#### JOB
Exactly repeat the material, dropping only the pictures.

+++++

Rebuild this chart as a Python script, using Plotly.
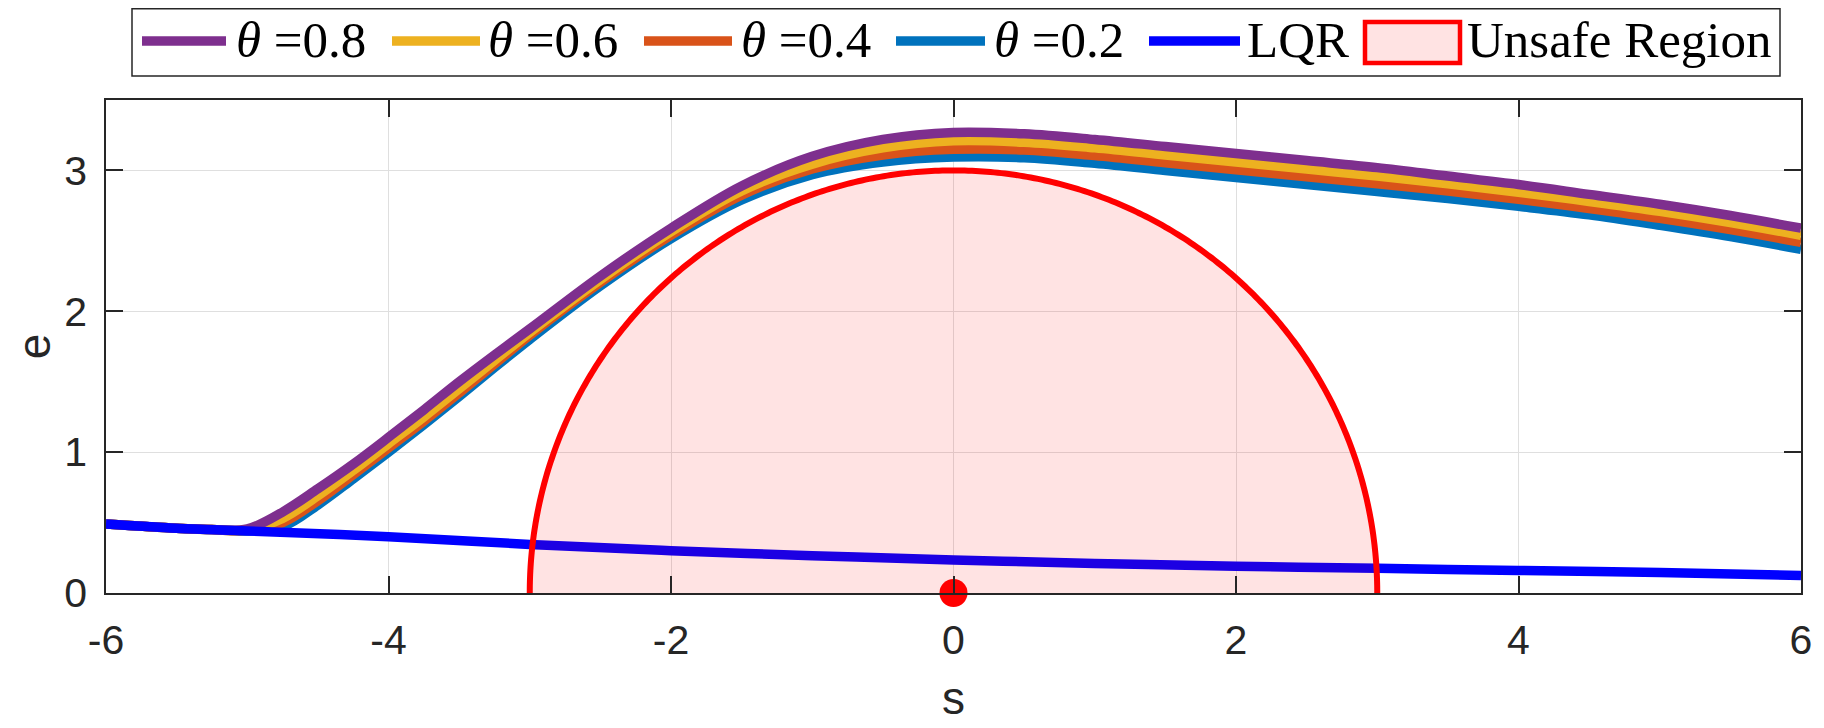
import numpy as np
import plotly.graph_objects as go

# ---------------- data ----------------
s_vals = [-6.0, -5.5, -5.25, -5.0, -4.75, -4.5, -4.25, -4.0, -3.75, -3.5, -3.25, -3.0,
          -2.5, -2.0, -1.5, -1.0, -0.5, 0.0, 0.5, 1.0, 1.5, 2.0, 2.5, 3.0, 3.5, 4.0,
          4.5, 5.0, 5.5, 6.0]

e_theta_08 = [0.49, 0.46, 0.45, 0.455, 0.575, 0.74, 0.915, 1.105, 1.30, 1.50, 1.69, 1.875,
              2.25, 2.59, 2.89, 3.10, 3.22, 3.27, 3.26, 3.22, 3.17, 3.12, 3.07, 3.02, 2.96, 2.90,
              2.83, 2.76, 2.68, 2.59]
e_theta_06 = [0.49, 0.46, 0.45, 0.45, 0.53, 0.69, 0.87, 1.06, 1.25, 1.45, 1.65, 1.85,
              2.225, 2.565, 2.855, 3.045, 3.16, 3.21, 3.20, 3.16, 3.11, 3.06, 3.01, 2.96, 2.905, 2.845,
              2.78, 2.71, 2.63, 2.54]
e_theta_04 = [0.49, 0.46, 0.45, 0.445, 0.50, 0.655, 0.84, 1.03, 1.22, 1.42, 1.625, 1.83,
              2.205, 2.54, 2.825, 3.01, 3.11, 3.15, 3.145, 3.105, 3.055, 3.005, 2.955, 2.905, 2.853, 2.795,
              2.73, 2.66, 2.58, 2.49]
e_theta_02 = [0.49, 0.46, 0.45, 0.44, 0.47, 0.625, 0.81, 1.00, 1.195, 1.395, 1.60, 1.80,
              2.18, 2.515, 2.79, 2.97, 3.06, 3.095, 3.09, 3.05, 3.00, 2.95, 2.90, 2.85, 2.80, 2.745,
              2.685, 2.61, 2.53, 2.44]

s_lqr = [-6, -5.5, -5, -4, -3, -2, -1, 0, 1, 2, 3, 4, 5, 6]
e_lqr = [0.49, 0.46, 0.44, 0.40, 0.345, 0.30, 0.265, 0.235, 0.21, 0.19, 0.175, 0.16, 0.145, 0.125]

unsafe_center = 0.0
unsafe_radius = 3.0
target_s = [0.0]
target_e = [0.0]

x_tick_vals = [-6, -4, -2, 0, 2, 4, 6]
x_tick_text = ["-6", "-4", "-2", "0", "2", "4", "6"]
y_tick_vals = [0, 1, 2, 3]
y_tick_text = ["0", "1", "2", "3"]

theta_names = ["0.8", "0.6", "0.4", "0.2"]
theta_colors = ["#7E2F8E", "#EDB120", "#D95319", "#0072BD"]
theta_series = [e_theta_08, e_theta_06, e_theta_04, e_theta_02]
lqr_color = "#0000FF"
unsafe_color = "#FF0000"
unsafe_fill = "rgba(255,0,0,0.11)"

# ---------------- geometry (figure pixels) ----------------
W, H = 1808, 716
ML, MR, MT, MB = 98, 15, 92, 131
PW, PH = W - ML - MR, H - MT - MB


def pxx(fx):
    return (fx - ML) / PW


def pxy(fy):
    return (H - MB - fy) / PH


# ---------------- figure ----------------
fig = go.Figure()

# draw 0.2 first so that 0.8 ends on top
for name, col, ys in reversed(list(zip(theta_names, theta_colors, theta_series))):
    fig.add_trace(go.Scatter(
        x=s_vals, y=ys, mode="lines", name="θ =" + name,
        line=dict(color=col, width=9.5, shape="spline", smoothing=1.0),
        showlegend=False))

fig.add_trace(go.Scatter(
    x=s_lqr, y=e_lqr, mode="lines", name="LQR",
    line=dict(color=lqr_color, width=9.5, shape="spline", smoothing=1.0),
    showlegend=False))

t = np.linspace(0, np.pi, 361)
fig.add_trace(go.Scatter(
    x=unsafe_center + unsafe_radius * np.cos(t),
    y=unsafe_radius * np.sin(t),
    mode="lines", fill="toself", fillcolor=unsafe_fill,
    line=dict(color=unsafe_color, width=6, simplify=False), name="Unsafe Region",
    showlegend=False))

fig.add_trace(go.Scatter(
    x=target_s, y=target_e, mode="markers",
    marker=dict(color=unsafe_color, size=28, line=dict(width=0)),
    showlegend=False, cliponaxis=False))

axis_common = dict(
    showline=True, linecolor="#262626", linewidth=1.5, mirror="allticks",
    ticks="inside", ticklen=17, tickwidth=1.5, tickcolor="#262626",
    showgrid=True, gridcolor="#dfdfdf", gridwidth=1, zeroline=False,
    tickfont=dict(family="Liberation Sans, Arial", size=41, color="#262626"),
)

fig.update_xaxes(range=[-6, 6], tickmode="array", tickvals=x_tick_vals, ticktext=x_tick_text,
                 ticklabelstandoff=10,
                 title=dict(text="s", font=dict(family="Liberation Sans, Arial", size=46, color="#262626"),
                            standoff=42),
                 **axis_common)
fig.update_yaxes(range=[0, 3.5], tickmode="array", tickvals=y_tick_vals, ticktext=y_tick_text,
                 ticklabelstandoff=9,
                 title=dict(text="e", font=dict(family="Liberation Sans, Arial", size=46, color="#262626"),
                            standoff=0),
                 **axis_common)

# ---------------- custom legend (layout only) ----------------
legend_labels = ["<i>θ</i> =" + n for n in theta_names] + ["LQR", "Unsafe Region"]
legend_line_colors = theta_colors + [lqr_color]
legend_sample_x = [(134, 218), (384, 472), (636, 724), (888, 977), (1141, 1232)]
legend_text_x = [226, 478, 731, 984, 1237, 1457]
legend_box_icon = (1357, 14, 1452, 55)
legend_frame = (124, 0.75, 1772, 68)
legend_mid_y = 33

shapes = []
shapes.append(dict(type="rect", xref="paper", yref="paper",
                   x0=pxx(legend_frame[0]), x1=pxx(legend_frame[2]),
                   y0=pxy(legend_frame[3]), y1=pxy(legend_frame[1]),
                   line=dict(color="#262626", width=1.5), fillcolor="white", layer="above"))
for (xa, xb), col in zip(legend_sample_x, legend_line_colors):
    shapes.append(dict(type="line", xref="paper", yref="paper",
                       x0=pxx(xa), x1=pxx(xb), y0=pxy(legend_mid_y), y1=pxy(legend_mid_y),
                       line=dict(color=col, width=9.5), layer="above"))
bx0, by0, bx1, by1 = legend_box_icon
shapes.append(dict(type="rect", xref="paper", yref="paper",
                   x0=pxx(bx0), x1=pxx(bx1), y0=pxy(by1), y1=pxy(by0),
                   line=dict(color=unsafe_color, width=4.5), fillcolor=unsafe_fill, layer="above"))

annotations = []
for txt, tx in zip(legend_labels, legend_text_x):
    annotations.append(dict(text=txt, xref="paper", yref="paper", x=pxx(tx), y=pxy(legend_mid_y - 1),
                            xanchor="left", yanchor="middle", showarrow=False,
                            font=dict(family="Liberation Serif, Times New Roman", size=51, color="#000000")))

fig.update_layout(
    width=W, height=H,
    margin=dict(l=ML, r=MR, t=MT, b=MB, autoexpand=False),
    plot_bgcolor="white", paper_bgcolor="white",
    showlegend=False,
    shapes=shapes, annotations=annotations,
)

fig.write_html("out.html")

+++++

#### OUTPUT OF THE EXERCISE
Rebuild this chart as a Python script, using Plotly.
import numpy as np
import plotly.graph_objects as go

# ---------------- data ----------------
s_vals = [-6.0, -5.5, -5.25, -5.0, -4.75, -4.5, -4.25, -4.0, -3.75, -3.5, -3.25, -3.0,
          -2.5, -2.0, -1.5, -1.0, -0.5, 0.0, 0.5, 1.0, 1.5, 2.0, 2.5, 3.0, 3.5, 4.0,
          4.5, 5.0, 5.5, 6.0]

e_theta_08 = [0.49, 0.46, 0.45, 0.455, 0.575, 0.74, 0.915, 1.105, 1.30, 1.50, 1.69, 1.875,
              2.25, 2.59, 2.89, 3.10, 3.22, 3.27, 3.26, 3.22, 3.17, 3.12, 3.07, 3.02, 2.96, 2.90,
              2.83, 2.76, 2.68, 2.59]
e_theta_06 = [0.49, 0.46, 0.45, 0.45, 0.53, 0.69, 0.87, 1.06, 1.25, 1.45, 1.65, 1.85,
              2.225, 2.565, 2.855, 3.045, 3.16, 3.21, 3.20, 3.16, 3.11, 3.06, 3.01, 2.96, 2.905, 2.845,
              2.78, 2.71, 2.63, 2.54]
e_theta_04 = [0.49, 0.46, 0.45, 0.445, 0.50, 0.655, 0.84, 1.03, 1.22, 1.42, 1.625, 1.83,
              2.205, 2.54, 2.825, 3.01, 3.11, 3.15, 3.145, 3.105, 3.055, 3.005, 2.955, 2.905, 2.853, 2.795,
              2.73, 2.66, 2.58, 2.49]
e_theta_02 = [0.49, 0.46, 0.45, 0.44, 0.47, 0.625, 0.81, 1.00, 1.195, 1.395, 1.60, 1.80,
              2.18, 2.515, 2.79, 2.97, 3.06, 3.095, 3.09, 3.05, 3.00, 2.95, 2.90, 2.85, 2.80, 2.745,
              2.685, 2.61, 2.53, 2.44]

s_lqr = [-6, -5.5, -5, -4, -3, -2, -1, 0, 1, 2, 3, 4, 5, 6]
e_lqr = [0.49, 0.46, 0.44, 0.40, 0.345, 0.30, 0.265, 0.235, 0.21, 0.19, 0.175, 0.16, 0.145, 0.125]

unsafe_center = 0.0
unsafe_radius = 3.0
target_s = [0.0]
target_e = [0.0]

x_tick_vals = [-6, -4, -2, 0, 2, 4, 6]
x_tick_text = ["-6", "-4", "-2", "0", "2", "4", "6"]
y_tick_vals = [0, 1, 2, 3]
y_tick_text = ["0", "1", "2", "3"]

theta_names = ["0.8", "0.6", "0.4", "0.2"]
theta_colors = ["#7E2F8E", "#EDB120", "#D95319", "#0072BD"]
theta_series = [e_theta_08, e_theta_06, e_theta_04, e_theta_02]
lqr_color = "#0000FF"
unsafe_color = "#FF0000"
unsafe_fill = "rgba(255,0,0,0.11)"

# ---------------- geometry (figure pixels) ----------------
W, H = 1808, 716
ML, MR, MT, MB = 98, 15, 92, 131
PW, PH = W - ML - MR, H - MT - MB


def pxx(fx):
    return (fx - ML) / PW


def pxy(fy):
    return (H - MB - fy) / PH


# ---------------- figure ----------------
fig = go.Figure()

# draw 0.2 first so that 0.8 ends on top
for name, col, ys in reversed(list(zip(theta_names, theta_colors, theta_series))):
    fig.add_trace(go.Scatter(
        x=s_vals, y=ys, mode="lines", name="θ =" + name,
        line=dict(color=col, width=9.5, shape="spline", smoothing=1.0),
        showlegend=False))

fig.add_trace(go.Scatter(
    x=s_lqr, y=e_lqr, mode="lines", name="LQR",
    line=dict(color=lqr_color, width=9.5, shape="spline", smoothing=1.0),
    showlegend=False))

t = np.linspace(0, np.pi, 361)
fig.add_trace(go.Scatter(
    x=unsafe_center + unsafe_radius * np.cos(t),
    y=unsafe_radius * np.sin(t),
    mode="lines", fill="toself", fillcolor=unsafe_fill,
    line=dict(color=unsafe_color, width=6, simplify=False), name="Unsafe Region",
    showlegend=False))

fig.add_trace(go.Scatter(
    x=target_s, y=target_e, mode="markers",
    marker=dict(color=unsafe_color, size=28, line=dict(width=0)),
    showlegend=False, cliponaxis=False))

axis_common = dict(
    showline=True, linecolor="#262626", linewidth=1.5, mirror="allticks",
    ticks="inside", ticklen=17, tickwidth=1.5, tickcolor="#262626",
    showgrid=True, gridcolor="#dfdfdf", gridwidth=1, zeroline=False,
    tickfont=dict(family="Liberation Sans, Arial", size=41, color="#262626"),
)

fig.update_xaxes(range=[-6, 6], tickmode="array", tickvals=x_tick_vals, ticktext=x_tick_text,
                 ticklabelstandoff=10,
                 title=dict(text="s", font=dict(family="Liberation Sans, Arial", size=46, color="#262626"),
                            standoff=42),
                 **axis_common)
fig.update_yaxes(range=[0, 3.5], tickmode="array", tickvals=y_tick_vals, ticktext=y_tick_text,
                 ticklabelstandoff=9,
                 title=dict(text="e", font=dict(family="Liberation Sans, Arial", size=46, color="#262626"),
                            standoff=0),
                 **axis_common)

# ---------------- custom legend (layout only) ----------------
legend_labels = ["<i>θ</i> =" + n for n in theta_names] + ["LQR", "Unsafe Region"]
legend_line_colors = theta_colors + [lqr_color]
legend_sample_x = [(134, 218), (384, 472), (636, 724), (888, 977), (1141, 1232)]
legend_text_x = [226, 478, 731, 984, 1237, 1457]
legend_box_icon = (1357, 14, 1452, 55)
legend_frame = (124, 0.75, 1772, 68)
legend_mid_y = 33

shapes = []
shapes.append(dict(type="rect", xref="paper", yref="paper",
                   x0=pxx(legend_frame[0]), x1=pxx(legend_frame[2]),
                   y0=pxy(legend_frame[3]), y1=pxy(legend_frame[1]),
                   line=dict(color="#262626", width=1.5), fillcolor="white", layer="above"))
for (xa, xb), col in zip(legend_sample_x, legend_line_colors):
    shapes.append(dict(type="line", xref="paper", yref="paper",
                       x0=pxx(xa), x1=pxx(xb), y0=pxy(legend_mid_y), y1=pxy(legend_mid_y),
                       line=dict(color=col, width=9.5), layer="above"))
bx0, by0, bx1, by1 = legend_box_icon
shapes.append(dict(type="rect", xref="paper", yref="paper",
                   x0=pxx(bx0), x1=pxx(bx1), y0=pxy(by1), y1=pxy(by0),
                   line=dict(color=unsafe_color, width=4.5), fillcolor=unsafe_fill, layer="above"))

annotations = []
for txt, tx in zip(legend_labels, legend_text_x):
    annotations.append(dict(text=txt, xref="paper", yref="paper", x=pxx(tx), y=pxy(legend_mid_y - 1),
                            xanchor="left", yanchor="middle", showarrow=False,
                            font=dict(family="Liberation Serif, Times New Roman", size=51, color="#000000")))

fig.update_layout(
    width=W, height=H,
    margin=dict(l=ML, r=MR, t=MT, b=MB, autoexpand=False),
    plot_bgcolor="white", paper_bgcolor="white",
    showlegend=False,
    shapes=shapes, annotations=annotations,
)

fig.write_html("out.html")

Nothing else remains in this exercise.